Vejo esse imenso frisson com Kerouac, com Bukowsky, recrudescendo agora com a velha temática do ‘on the road’... Certo, não obstante o Walter Salles ser um homem bonito, charmoso e criativo, retomou o tema, pôs no cinema e está arrasando. Mas estas literaturas, as do Henry Miller (Sexus, Nexus, Plexus e etc.) e as do Carlos Castañeda eram leitura obrigatória no curso de História aqui da UEFS, autores da dita geração beatnik toda... Extraclasse, lógico, mas quem não lia se ferrava, até porque o predomínio de maconheiros e herdeiros ideológicos dos hippies e outros mal adaptados punks nordestinos era total. Boa forma de se entrosar...
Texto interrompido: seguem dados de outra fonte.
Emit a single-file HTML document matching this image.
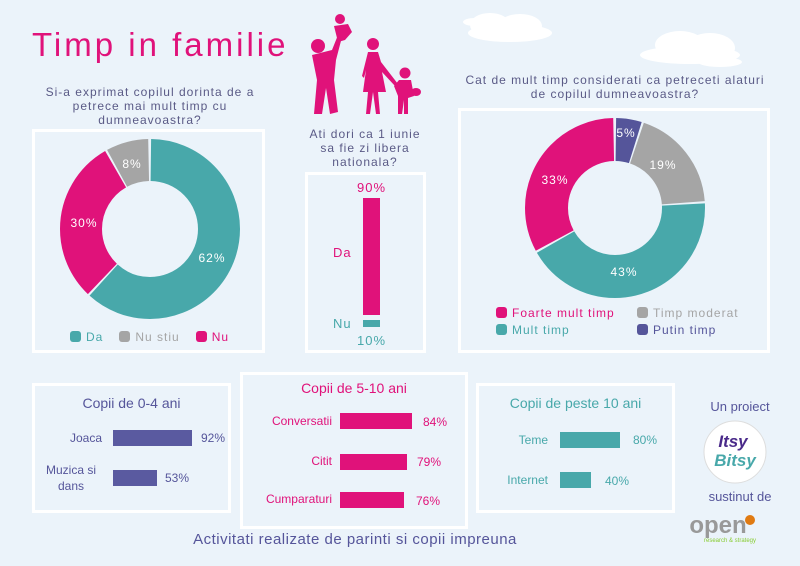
<!DOCTYPE html>
<html><head><meta charset="utf-8"><style>
body{margin:0;width:800px;height:566px;background:#ebf3fa;font-family:"Liberation Sans",sans-serif;overflow:hidden;position:relative}
.a{position:absolute;white-space:nowrap}
.box{position:absolute;border:3px solid #fff;box-sizing:border-box}
.q{color:#5a5a86;font-size:12px;letter-spacing:1px;text-align:center;line-height:14px}
.sq{display:inline-block;width:11px;height:11px;border-radius:3px;vertical-align:-1px;margin-right:5px}
</style></head><body>
<svg class="a" style="left:0;top:0" width="800" height="566">
<g fill="#fff">
<ellipse cx="490" cy="25" rx="20" ry="12"/><ellipse cx="520" cy="26" rx="22" ry="12"/><ellipse cx="510" cy="33" rx="42" ry="9"/><ellipse cx="475" cy="22" rx="12" ry="4"/>
<ellipse cx="680" cy="45" rx="25" ry="14"/><ellipse cx="710" cy="48" rx="25" ry="15"/><ellipse cx="690" cy="55" rx="50" ry="9"/><ellipse cx="720" cy="62" rx="22" ry="5"/>
</g>
<!-- family -->
<g fill="#e0127a">
<circle cx="318" cy="46" r="7"/><path d="M312 55 L332 50 L338 35 L342 37 L336 60 L334 80 L338 112 L330 114 L326 88 L322 114 L314 114 L317 80 Z"/>
<circle cx="340" cy="19" r="5"/><path d="M334 26 L348 24 L352 32 L345 40 L338 42 Z"/>
<circle cx="373" cy="44" r="6"/><path d="M368 52 L378 52 L381 62 L398 84 L395 86 L382 72 L386 92 L378 92 L380 114 L376 114 L373 92 L370 114 L366 114 L368 92 L363 92 L366 70 L364 78 L362 76 Z"/>
<circle cx="405" cy="73" r="5.5"/><path d="M399 80 L411 80 L414 96 L408 98 L408 114 L404 114 L404 100 L402 114 L398 114 L398 96 L394 86 Z"/><ellipse cx="416" cy="92" rx="5" ry="4"/>
</g>
<!-- left donut -->
<g transform="rotate(-90 150 229)" fill="none" stroke-width="42">
<circle cx="150" cy="229" r="69" stroke="#48a8aa" pathLength="100" stroke-dasharray="61.6 38.4" stroke-dashoffset="-0.2"/>
<circle cx="150" cy="229" r="69" stroke="#e0127a" pathLength="100" stroke-dasharray="29.6 70.4" stroke-dashoffset="-62.2"/>
<circle cx="150" cy="229" r="69" stroke="#a5a5a5" pathLength="100" stroke-dasharray="7.6 92.4" stroke-dashoffset="-92.2"/>
</g>
<!-- right donut -->
<g transform="rotate(-90 615 208)" fill="none" stroke-width="43">
<circle cx="615" cy="208" r="68.5" stroke="#55559a" pathLength="100" stroke-dasharray="4.6 95.4" stroke-dashoffset="-0.2"/>
<circle cx="615" cy="208" r="68.5" stroke="#a5a5a5" pathLength="100" stroke-dasharray="18.6 81.4" stroke-dashoffset="-5.2"/>
<circle cx="615" cy="208" r="68.5" stroke="#48a8aa" pathLength="100" stroke-dasharray="42.6 57.4" stroke-dashoffset="-24.2"/>
<circle cx="615" cy="208" r="68.5" stroke="#e0127a" pathLength="100" stroke-dasharray="32.6 67.4" stroke-dashoffset="-67.2"/>
</g>
<g fill="#fff" font-family="Liberation Sans" font-size="12" letter-spacing="1" text-anchor="middle">
<text x="212" y="262">62%</text><text x="84" y="227">30%</text><text x="132" y="168">8%</text>
<text x="626" y="137">5%</text><text x="663" y="169">19%</text><text x="624" y="276">43%</text><text x="555" y="184">33%</text>
</g>
<!-- itsy logo -->
<circle cx="735" cy="452" r="31" fill="#fff" stroke="#ddd"/>
<text x="733" y="447" font-size="17" font-weight="bold" font-style="italic" fill="#4a2a8a" text-anchor="middle">Itsy</text>
<text x="735" y="466" font-size="17" font-weight="bold" font-style="italic" fill="#48a8aa" text-anchor="middle">Bitsy</text>
<text x="718" y="533" font-size="24" font-weight="bold" fill="#999" text-anchor="middle">open</text>
<circle cx="750" cy="520" r="5" fill="#e07a12"/>
<text x="730" y="542" font-size="6" fill="#8c3" text-anchor="middle">research &amp; strategy</text>
</svg>

<div class="a" style="left:32px;top:26px;font-size:33px;color:#e0127a;letter-spacing:3px">Timp in familie</div>
<div class="a q" style="left:20px;width:260px;top:85px">Si-a exprimat copilul dorinta de a<br>petrece mai mult timp cu<br>dumneavoastra?</div>
<div class="box" style="left:32px;top:129px;width:233px;height:224px"></div>
<div class="a" style="left:70px;top:330px;font-size:12px;letter-spacing:1px"><span class="sq" style="background:#48a8aa"></span><span style="color:#48a8aa">Da</span><span class="sq" style="background:#a5a5a5;margin-left:16px"></span><span style="color:#a5a5a5">Nu stiu</span><span class="sq" style="background:#e0127a;margin-left:16px"></span><span style="color:#e0127a">Nu</span></div>

<div class="a q" style="left:300px;width:130px;top:127px">Ati dori ca 1 iunie<br>sa fie zi libera<br>nationala?</div>
<div class="box" style="left:305px;top:172px;width:121px;height:181px"></div>
<div class="a" style="left:363px;top:198px;width:17px;height:117px;background:#e0127a"></div>
<div class="a" style="left:363px;top:320px;width:17px;height:7px;background:#48a8aa"></div>
<div class="a" style="left:357px;top:180px;font-size:13px;color:#e0127a;letter-spacing:1px">90%</div>
<div class="a" style="left:333px;top:245px;font-size:13px;color:#e0127a;letter-spacing:1px">Da</div>
<div class="a" style="left:333px;top:316px;font-size:13px;color:#48a8aa;letter-spacing:1px">Nu</div>
<div class="a" style="left:357px;top:333px;font-size:13px;color:#48a8aa;letter-spacing:1px">10%</div>

<div class="a q" style="left:455px;width:320px;top:73px">Cat de mult timp considerati ca petreceti alaturi<br>de copilul dumneavoastra?</div>
<div class="box" style="left:458px;top:108px;width:312px;height:245px"></div>
<div class="a" style="left:496px;top:305px;font-size:12px;letter-spacing:1px;line-height:17px"><span class="sq" style="background:#e0127a"></span><span style="color:#e0127a">Foarte mult timp</span><br><span class="sq" style="background:#48a8aa"></span><span style="color:#48a8aa">Mult timp</span></div>
<div class="a" style="left:637px;top:305px;font-size:12px;letter-spacing:1px;line-height:17px"><span class="sq" style="background:#a5a5a5"></span><span style="color:#a5a5a5">Timp moderat</span><br><span class="sq" style="background:#55559a"></span><span style="color:#55559a">Putin timp</span></div>

<div class="box" style="left:32px;top:383px;width:199px;height:130px"></div>
<div class="a" style="left:32px;width:199px;text-align:center;top:395px;font-size:14px;color:#55559a">Copii de 0-4 ani</div>
<div class="a" style="left:40px;width:62px;text-align:right;top:431px;font-size:12px;color:#55559a">Joaca</div>
<div class="a" style="left:113px;top:430px;width:79px;height:16px;background:#5a5aa0"></div>
<div class="a" style="left:201px;top:431px;font-size:12px;color:#55559a">92%</div>
<div class="a" style="left:40px;width:62px;text-align:center;top:462px;font-size:12px;color:#55559a;line-height:16px">Muzica si<br>dans</div>
<div class="a" style="left:113px;top:470px;width:44px;height:16px;background:#5a5aa0"></div>
<div class="a" style="left:165px;top:471px;font-size:12px;color:#55559a">53%</div>

<div class="box" style="left:240px;top:372px;width:228px;height:157px"></div>
<div class="a" style="left:240px;width:228px;text-align:center;top:380px;font-size:14px;color:#e0127a">Copii de 5-10 ani</div>
<div class="a" style="left:240px;width:92px;text-align:right;top:414px;font-size:12px;color:#e0127a">Conversatii</div>
<div class="a" style="left:340px;top:413px;width:72px;height:16px;background:#e0127a"></div>
<div class="a" style="left:423px;top:415px;font-size:12px;color:#e0127a">84%</div>
<div class="a" style="left:240px;width:92px;text-align:right;top:454px;font-size:12px;color:#e0127a">Citit</div>
<div class="a" style="left:340px;top:454px;width:67px;height:16px;background:#e0127a"></div>
<div class="a" style="left:417px;top:455px;font-size:12px;color:#e0127a">79%</div>
<div class="a" style="left:240px;width:92px;text-align:right;top:492px;font-size:12px;color:#e0127a">Cumparaturi</div>
<div class="a" style="left:340px;top:492px;width:64px;height:16px;background:#e0127a"></div>
<div class="a" style="left:416px;top:494px;font-size:12px;color:#e0127a">76%</div>

<div class="box" style="left:476px;top:383px;width:199px;height:130px"></div>
<div class="a" style="left:476px;width:199px;text-align:center;top:395px;font-size:14px;color:#48a8aa">Copii de peste 10 ani</div>
<div class="a" style="left:480px;width:68px;text-align:right;top:433px;font-size:12px;color:#48a8aa">Teme</div>
<div class="a" style="left:560px;top:432px;width:60px;height:16px;background:#48a8aa"></div>
<div class="a" style="left:633px;top:433px;font-size:12px;color:#48a8aa">80%</div>
<div class="a" style="left:480px;width:68px;text-align:right;top:473px;font-size:12px;color:#48a8aa">Internet</div>
<div class="a" style="left:560px;top:472px;width:31px;height:16px;background:#48a8aa"></div>
<div class="a" style="left:605px;top:474px;font-size:12px;color:#48a8aa">40%</div>

<div class="a" style="left:690px;width:100px;text-align:center;top:399px;font-size:13px;color:#55559a">Un proiect</div>
<div class="a" style="left:690px;width:100px;text-align:center;top:489px;font-size:13px;color:#55559a">sustinut de</div>
<div class="a" style="left:160px;width:390px;text-align:center;top:531px;font-size:15px;color:#55559a;letter-spacing:0.5px">Activitati realizate de parinti si copii impreuna</div>
</body></html>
Mas, então, se houve uns on the road; se se fala tanto em diásporas, em retirâncias e outros termos para os fluxos migratórios, o que dizer de nós? Somos ‘on the air’? Mudam-se as estradas, não as rotas. E meu blábláblá é forma de me preparar para minha viagem de amanhã, para a árida cidade.
Todo mundo se manda. Olha, as pessoas mudam de cidade por causa de emprego, deixam muitas coisas para trás, vivem até onde não lhes agrada porque viver com tostões contados (ou sem eles), ninguém quer. O profissional tem que ir onde a oportunidade está. E lá vamos nós.
Se relativamente perto e não dispendioso, a gente vai e vem. A gente vive em duas cidades, em três, tipo eu, que tinha apartamento em Aracaju, casa em Feira e república de professores em Xique-Xique. E o lado bom disso? A vida pessoal faz sofrer menos. E disso certa amiga minha se dá conta agora: exceto nos intervalos dos deslocamentos (isso para os que, como eu, não dormem no trajeto) não resta tempo para pensar em nada. Não dá tempo para sofrer, nem para lamentar... E depois de tudo, no dia do descanso, a gente descansa, vai a uma festa e a vida segue passando sem incomodar muito. Se esta rotina parar, todas as faltas se revelam.
Entendo os workaholics e também entendo meu orgulho de quem já sofreu muito e pode dizer: “Desta água não beberei”. Não bebi mesmo: agora que o pote está secando de vez e que a proposta se mostrou mais atraente, disse ao povo que vou. E irei. Dar um refresco nessa minha vida sufocada.
Amanhã baterei a porta da minha casa e só retorno dentre de quase dois meses. Depois de ficar uma semana aqui entre março e abril, volto para lá, mas lá não será Brasília e sim a cidade perto da fronteira. Fiquei pasma, ontem, quando soube que para entrar na Guiana Francesa precisa visto. Ora, mas o que tem lá para haver tanto protocolo? Ah, tá: Governo francês.
Fico olhando o mapa: avisto o outro país. A alma treme de medo do Cartel de Cali e de estar tão perto da rota do contrabando de cocaína... Depois penso: e daí? Dane-se: vou dar aula, não consumo nada, nem álcool, quanto mais pó? Estou fora!
Ontem eu disse a Rosana – que também se propôs a ir para qualquer dos extremos daqui a meses, conforme o trabalho solicite; ela que já deixou Feira há um mês para ir para Lençóis – que minha tia astróloga sempre me adverte sobre a presença de Saturno neste ano. Disse no mais claro português: “Planeta mal humorado! Não permite retrocesso: escolheu, não há volta!”. E pior que a tia me falou que a conjunção para o meu signo diz que Saturno vai predominar na minha casa profissional. Daí que se eu optei por ir trabalhar na casa do caralho longe, problema meu!
Não reclamo: tomei um bando de decisões de uma vez só, tudo no pacote 2013 e vou pagar o preço. Aliás, vou liquidar a dívida, porque não é fácil sair fechando portas atrás de si. Como no tocante ao velho relacionamento eu precisava não voltar nunca mais, tudo veio a calhar. Falo do velho relacionamento e não de FJ, que continua atencioso e mais presente do que os que são próximos... Distâncias geográficas, proximidades emocionais, fronteiras morais:haja cartografia!Vale o mapa astral, vale o mapa da vida.